Nick sighed. ‘It seems such a damn shame that they got pregnant and then she lost it.’
‘But at least we know she can get pregnant, which is a good starting point.’
Nick nodded and pushed a hand through his hair, the fingers parting it, leaving it rumpled. It was greying now, pepper and salt, but still thick, and her fingers itched to feel it, to thread through it as his had, to see if it still felt as soft and heavy as before…
She was going crazy. She had no business thinking things like that. She had to get on.
‘Just seems so tough, when the rest of the world seems to have babies at the drop of a hat.’
‘Well, you would know,’ she said, a touch bitterly, reminding herself of all the reasons why Nick was so very bad for her. ‘And at least if and when they have a child, it’ll know it was wanted.’
‘My children are wanted!’ he retorted.
‘All of them?’
He coloured and turned away, staring out of the window and stabbing his hand through his hair again. ‘We still don’t know—’
‘Yes, we do,’ she said with quiet emphasis. ‘James was sub-fertile. He’d had a test.’
Nick turned slowly and stared at her, his eyes carefully expressionless. ‘So—he really is mine?’
She felt her heart kick. ‘Yes, Nick. He really is. There’s no doubt at all. Jem is your son.’

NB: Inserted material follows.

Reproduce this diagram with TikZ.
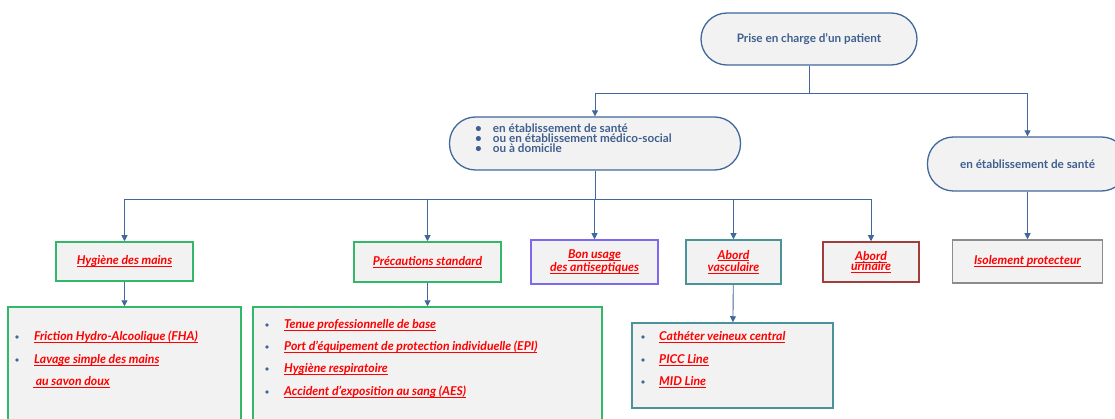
\documentclass[tikz,border=0pt]{standalone}
\usepackage{fontspec}
\setmainfont{Lato}
\usetikzlibrary{positioning,calc,arrows.meta}
\definecolor{linkblue}{HTML}{41679B}
\definecolor{pilltext}{HTML}{3F5F8F}
\definecolor{boxbg}{HTML}{F2F2F2}
\definecolor{gbord}{HTML}{33B86A}
\definecolor{pbord}{HTML}{7B6AF0}
\definecolor{tbord}{HTML}{4A9399}
\definecolor{rbord}{HTML}{9E3F3C}
\definecolor{gybord}{HTML}{8C8C8C}
\definecolor{linkred}{HTML}{FF0000}
\newsavebox{\ulbox}
\newcommand{\uline}[1]{\sbox{\ulbox}{#1}\rlap{\rule[-2.4pt]{\wd\ulbox}{1pt}}\usebox{\ulbox}}

\begin{document}
\begin{tikzpicture}[x=1pt, y=-1pt,
  pill/.style={draw=linkblue, line width=1.3pt, fill=boxbg, rounded corners=26pt,
    text=pilltext, font=\fontsize{11.7}{12}\selectfont\bfseries},
  topic/.style={draw=#1, line width=1.5pt, fill=boxbg, align=center, inner sep=0pt,
    text=linkred, font=\fontsize{12.2}{13}\selectfont\bfseries\itshape},
  detail/.style={draw=#1, line width=1.5pt, fill=boxbg, inner sep=0pt},
  item/.style={anchor=west, inner sep=0pt, text=linkred,
    font=\fontsize{12.2}{13}\selectfont\bfseries\itshape},
  link/.style={draw=linkblue, line width=0.9pt},
  arr/.style={link, -{Triangle[length=6pt,width=6pt]}}]
  \useasboundingbox (0,0) rectangle (1115,419);
  \clip (0,0) rectangle (1115,419);

  % pills (level 0 and 1)
  \node[pill, minimum width=216, minimum height=52] (root) at (809,39) {Prise en charge d'un patient};
  \node[pill, minimum width=291, minimum height=53] (etab) at (595,143.5) {};
  \node[anchor=west, align=left, inner sep=0pt, text=pilltext,
    font=\fontsize{11.7}{10.2}\selectfont\bfseries] (etabtxt) at (475,138.5)
    {\textbullet\hspace{11pt}en établissement de santé\\
     \textbullet\hspace{11pt}ou en établissement médico-social\\
     \textbullet\hspace{11pt}ou à domicile};
  \node[pill, minimum width=200, minimum height=54] (sante) at (1027.5,164) {en établissement de santé};

  % topic boxes (level 2)
  \node[topic=gbord, minimum width=137, minimum height=39] (hyg) at (124.5,261.5) {\uline{Hygiène des mains}};
  \node[topic=gbord, minimum width=147, minimum height=40] (prec) at (427.5,262) {\uline{Précautions standard}};
  \node[topic=pbord, minimum width=127, minimum height=44] (bon) at (594.5,262) {\uline{Bon usage}\\[-0.5pt]\uline{des antiseptiques}};
  \node[topic=tbord, minimum width=95, minimum height=44] (vasc) at (733.5,262) {\uline{Abord}\\[-0.5pt]\uline{vasculaire}};
  \node[topic=rbord, minimum width=96, minimum height=40] (uri) at (871,262) {\uline{Abord}\\[-3pt]\uline{urinaire}};
  \node[topic=gybord, minimum width=150, minimum height=43] (iso) at (1027.5,261.5) {\uline{Isolement protecteur}};

  % detail boxes (level 3)
  \node[detail=gbord, minimum width=233, minimum height=153] (hdet) at (124.5,383.5) {};
  \node[detail=gbord, minimum width=349, minimum height=153] (pdet) at (427.5,383.5) {};
  \node[detail=tbord, minimum width=201, minimum height=85] (vdet) at (732.5,365.5) {};

  \foreach \y/\t in {337/Friction Hydro-Alcoolique (FHA), 360/Lavage simple des mains} {
    \fill[linkblue] (17,\y) circle (1.8);
    \node[item] (hdet-\y) at (34,\y) {\uline{\t}};
  }
  \node[item] (hdet-382) at (33,382) {\uline{\ au savon doux}};

  \foreach \y/\t in {325/Tenue professionnelle de base, 347/Port d'équipement de protection individuelle (EPI),
                     369/Hygiène respiratoire, 392/Accident d'exposition au sang (AES)} {
    \fill[linkblue] (267,\y) circle (1.8);
    \node[item] (pdet-\y) at (284,\y) {\uline{\t}};
  }

  \foreach \y/\t in {337/Cathéter veineux central, 360/PICC Line, 382/MID Line} {
    \fill[linkblue] (643,\y) circle (1.8);
    \node[item] (vdet-\y) at (659,\y) {\uline{\t}};
  }

  % connectors
  \coordinate (bus1) at (809,93);
  \coordinate (bus2) at (595,199);
  \draw[link] (root) -- (bus1);
  \draw[arr] (bus1) -| (etab);
  \draw[arr] (bus1) -| (sante);
  \draw[link] (etab) -- (bus2);
  \foreach \n in {hyg,prec,bon,vasc,uri}
    \draw[arr] (bus2) -| (\n);
  \draw[arr] (sante) -- (iso);
  \draw[arr] (hyg) -- (hdet);
  \draw[arr] (prec) -- (pdet);
  \draw[arr] (vasc) -- (vdet);
\end{tikzpicture}
\end{document}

The colour seemed to drain from his face, and for a moment he just stood there, rooted to the spot. Then he swallowed, dragged in a breath, straightened his shoulders. ‘Right. Um—got to get on.’
‘That’s it—run away.’
He stopped, paused, then started walking again, then paused once more with his hand on the doorhandle. ‘I’m not running, Kate,’ he said, defeat in his voice. ‘There’s no point. There’s nowhere to go.’
And, opening the door, he strode out into the waiting room and left her there.
‘Brodie, get out of the way! Come on. Stupid dog—what the hell are you doing?’
Brodie was tugging Mike’s trousers, trying to get him to play, but he wasn’t interested. He’d been clearing up fallen and dead timber all day, and he’d just found an old willow which had snapped halfway up the trunk but stayed attached, the top swinging down to make a ragged arch, but it was still hanging by a thick rope of twisted wood and bark, propped on a lower branch that had dug into the ground and broken its fall.
Under normal circumstances he’d get up the tree and cut it off at the trunk, but it was straddling the river, one end high in the air, the other, in a tangle of broken branches and twigs, sprawled across the ground on this side. There was no way to get to it without crossing the river, and he didn’t have time to keep driving backwards and forwards over the nearest bridge.
And Joe had the forklift with the long reach for bringing in the hay and silage bales, otherwise he could have used that. No, he’d just have to tackle it from this side.